Alors que les principales dispositions de la loi "ALUR" du 24 mars 2014 sont, par suite de publication des décrets, entrées en vigueur, L'UFC-Que Choisir a voulu vérifier sur le terrain si les professionnels jouaient le jeu et si les effets attendus - information sur les biens loués, modération des honoraires, ou documents réclamés aux candidats - sont au rendez-vous. 118 associations locales de l'UFC-Que Choisir ont visité anonymement, entre le 7 et 21 novembre dernier, 1.246 agences immobilières. Les enquêteurs étaient à la recherche d'un studio ou d'un T2 à louer pour un jeune membre de leur famille. Le candidat locataire disposait de revenus trois fois supérieurs au loyer proposé, il était en CDI hors période d'essai et n'avait pas de garant.
Il ressort de l'enquête que, de manière générale, le respect des nouvelles obligations est d'autant plus grand que l'on se trouve dans une zone non tendue, et que les rapports de force se rééquilibrent dans le sens du locataire. La "zone très tendue " comprend Paris et 68 communes limitrophes listées dans un arrêté du 22 décembre 2010. La "zone tendue" correspond quant à elle aux 28 agglomérations (regroupant 1.151 communes) dont la liste est annexée à un décret du 10 mai 2013. Elle regroupe les agglomérations de Bordeaux, Lyon, Marseille-Aix-en-Provence, Lille, Nice, Grenoble, Bayonne, Strasbourg, Toulon, etc. Les communes ne figurant pas sur ces deux listes sont en "zone non tendue".
Dans les zones tendues et surtout très tendues où la demande excède nettement l'offre, les propriétaires et les agents immobiliers qu'ils mandatent se montrent d'une extrême exigence quant à la solvabilité du locataire.
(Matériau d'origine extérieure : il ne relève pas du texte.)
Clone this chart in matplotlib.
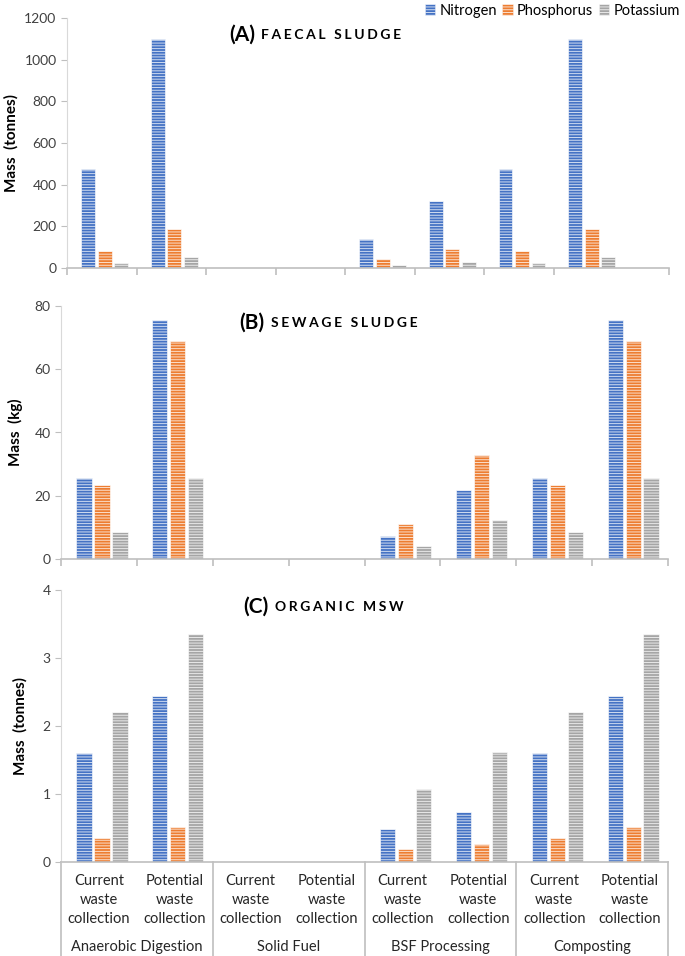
import numpy as np
import matplotlib
matplotlib.use("Agg")
import matplotlib.pyplot as plt
from matplotlib.patches import Patch
import matplotlib.transforms as mtransforms

plt.rcParams['font.family'] = ['Lato', 'DejaVu Sans']
plt.rcParams['hatch.linewidth'] = 0.7

# data ------------------------------------------------------------
methods = ['Anaerobic Digestion', 'Solid Fuel', 'BSF Processing', 'Composting']
scenarios = ['Current\nwaste\ncollection', 'Potential\nwaste\ncollection']
nutrients = ['Nitrogen', 'Phosphorus', 'Potassium']
colors = ['#4472C4', '#ED7D31', '#A5A5A5']

# order: AD cur, AD pot, SF cur, SF pot, BSF cur, BSF pot, Comp cur, Comp pot
faecal_N = [475, 1100, 0, 0, 139, 320, 475, 1100]
faecal_P = [82, 185, 0, 0, 43, 91, 82, 185]
faecal_K = [24, 54, 0, 0, 14, 27, 24, 54]

sewage_N = [25.7, 75.6, 0, 0, 7.4, 21.8, 25.6, 75.6]
sewage_P = [23.4, 68.9, 0, 0, 11.2, 33.0, 23.3, 68.9]
sewage_K = [8.6, 25.5, 0, 0, 4.1, 12.2, 8.6, 25.5]

msw_N = [1.60, 2.44, 0, 0, 0.49, 0.74, 1.60, 2.44]
msw_P = [0.36, 0.52, 0, 0, 0.19, 0.26, 0.36, 0.52]
msw_K = [2.20, 3.36, 0, 0, 1.07, 1.62, 2.20, 3.36]

W, H = 685, 956
fig = plt.figure(figsize=(W / 100, H / 100), dpi=100)


def rect(l, t, r, b):
    return [l / W, 1 - b / H, (r - l) / W, (b - t) / H]


def draw_panel(ax, N, P, K, ymax, ystep, ylabel, xmax):
    x = np.arange(len(N))
    bw = 0.2
    off = 0.237
    for i, (vals, c) in enumerate(zip([N, P, K], colors)):
        ax.bar(x + 0.5 + 0.04 + (i - 1) * off, vals, width=bw, color=c,
               edgecolor=(1, 1, 1, 0.75), linewidth=0.6, hatch='------')
    ax.set_xlim(0, xmax)
    ax.set_ylim(0, ymax)
    ax.set_yticks(np.arange(0, ymax + ystep / 2, ystep))
    ticks = list(range(0, 8)) + [xmax]
    ax.set_xticks(ticks)
    ax.set_xticklabels([])
    for s in ['top', 'right']:
        ax.spines[s].set_visible(False)
    ax.spines['left'].set_color('#D9D9D9')
    ax.spines['bottom'].set_color('#BFBFBF')
    ax.spines['bottom'].set_linewidth(1.2)
    ax.tick_params(axis='y', colors='#BFBFBF', labelcolor='#404040',
                   labelsize=10, length=4)
    ax.tick_params(axis='x', colors='#BFBFBF', length=5, width=1.2)
    ax.set_ylabel(ylabel, fontsize=11, fontweight='bold', color='black')


def title(tag, name, x_tag_right, x_name, y):
    fig.text(x_tag_right / W, 1 - y / H, tag, fontsize=15, fontweight='bold',
             ha='right', va='center')
    spaced = '  \u2009'.join('\u2009\u200a'.join(w) for w in name.split(' '))
    fig.text(x_name / W, 1 - y / H, spaced, fontsize=10, fontweight='bold',
             ha='left', va='center')


axA = fig.add_axes(rect(67, 18, 669, 268))
draw_panel(axA, faecal_N, faecal_P, faecal_K, 1200, 200, 'Mass  (tonnes)',
           (669 - 67) / ((554 - 67) / 7))
axB = fig.add_axes(rect(61, 306, 668, 559))
draw_panel(axB, sewage_N, sewage_P, sewage_K, 80, 20, 'Mass  (kg)', 8)
axC = fig.add_axes(rect(61, 590, 668, 862))
draw_panel(axC, msw_N, msw_P, msw_K, 4, 1, 'Mass  (tonnes)', 8)
axC.set_xticks([0, 2, 4, 6, 8])
axC.tick_params(axis='x', length=0)

axA.yaxis.set_label_coords(-0.080, 0.5)
axB.yaxis.set_label_coords(-0.063, 0.5)
axC.yaxis.set_label_coords(-0.055, 0.5)

title('(A)', 'FAECAL SLUDGE', 255, 261, 35)
title('(B)', 'SEWAGE SLUDGE', 264, 271, 323)
title('(C)', 'ORGANIC MSW', 268, 275, 607)

# grouped category axis under panel C
tr = mtransforms.blended_transform_factory(axC.transData, axC.transAxes)
hC = 862 - 590
for k in range(8):
    axC.text(k + 0.5, -(900 - 862) / hC, scenarios[k % 2], transform=tr,
             ha='center', va='center', fontsize=10.5, color='#262626',
             linespacing=1.45)
for g, m in enumerate(methods):
    axC.text(2 * g + 1, -(947 - 862) / hC, m, transform=tr, ha='center',
             va='center', fontsize=10.5, color='#262626')
for g in range(5):
    axC.plot([2 * g, 2 * g], [0, -(956 - 862) / hC], transform=tr,
             color='#BFBFBF', lw=1.2, clip_on=False)

handles = [Patch(facecolor=c, edgecolor=(1, 1, 1, 0.75), hatch='------', lw=0.4)
           for c in colors]
fig.legend(handles, nutrients, loc='upper right', bbox_to_anchor=(1.012, 1.01),
           ncol=3, frameon=False, fontsize=10.5, handlelength=0.7,
           handleheight=0.7, handletextpad=0.3, columnspacing=0.4)

fig.savefig('out.png', dpi=100)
A Paris comme dans la majorité des grandes agglomérations, les renseignements requis se multiplient afin de sélectionner le dossier le plus solide, "quitte à faire quelques entorses au respect de la vie privée", indique Que Choisir. La loi ALUR n'a pas radicalement changé la donne : on continue comme si de rien n'était à demander, en infraction par rapport au décret du 5 novembre 2015, le relevé d'identité bancaire (près de trois fois sur quatre !), un justificatif de domicile (12,5% des cas), une autorisation de prélèvement automatique (5,6%), un chèque de réservation (3,3%), un chèque barré (2%), ou encore une copie du livret de famille (3,2%) ; sont aussi demandés des relevés de compte bancaire, ou la liste des crédits en cours. Sans compter, ajoute l'UFC, les questions indiscrètes, pourtant interdites : possession ou non d'un animal de compagnie, âge des enfants, numéro de Sécurité sociale. Parmi les agences immobilières visitées, plus de 80% ont réclamé au moins un document non autorisé ! "Sans grosse surprise, on rencontre bien plus de demandes illégales en zone tendue et très tendue… là où les exigences s'enflamment, comme celle (non justifiée) d'un certain nombre d'années de salariat en CDI !", indique le compte-rendu de l'enquête.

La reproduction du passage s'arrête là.